Logistics
INFRASTRUCTURE SPENDING TO FALL SHORT
November 2, 2017

Infrastructure spending could face a multi-billion dollar gap, although less so in Asia, the influential Global Infrastructure Outlook has said, as growth and demographic shifts raise the amount of hardware needed.

 

Global infrastructure spending will reach US$3.8 trillion in 2040, an increase of 67% over the 2015 value in real terms, the report said. However, if countries want to raise their games to match their best performing peers by the resources dedicated to infrastructure, the forecast value of infrastructure investment needs to rise to US$4.6 trillion in 2040.

 

“That is, by 2040, there could be a gap of US$820 billion between what would be spent if current trends continue and what could be spent if all countries matched their best performing peers,” the report noted.

 

This latter scenario will require an increase in the funds made available for building the new hardware. While the current benchmark is 3% of GDP, the more ambitious following-the-leaders scenario needs to see that rise to 3.5%.

 

Asia, as the report acknowledges, is the “one exception” as economies in the region, most notably China, have invested very strongly in infrastructure in recent years.

 

The report hints at where shortfalls could occur, although specific links in the future supply chain are not identified. China does not need to spend much more, the report says, but it does need to redirect some of it.

 

“The road and electricity sectors account for a large proportion of China’s estimated future spending need. Together they account for US$18 trillion out of the US$26 trillion total spending forecast under current trends,” the report said.

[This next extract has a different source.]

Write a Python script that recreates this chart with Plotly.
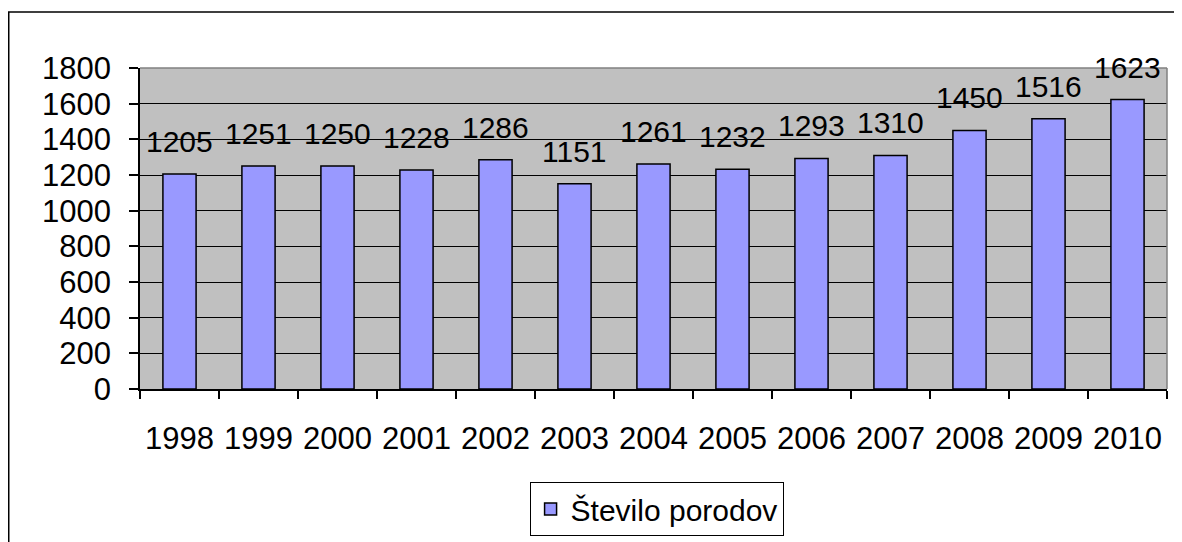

Airports are noted as another area where improvements could be made.

 

Outside of China, it’s a similar story, but one complicated by much more varied economies. “The three Asian economies in our sample with the lowest levels of GDP per head also have amongst the largest gaps, relative to what would be spent under current trends: Bangladesh, Cambodia and Myanmar,” the report said.

 

Asia excluding China will invest US$19.7 trillion between 2016 and 2040 under current trends, rising to US$22.4 trillion, a 13% increase under the keep-up scenario, or US$895 billion per year, according to the report.

 

Largest of these is India, where the estimate is the country will need to invest US$3.9 trillion under current trends, increasing to US$4.5 trillion under the investment-need scenario.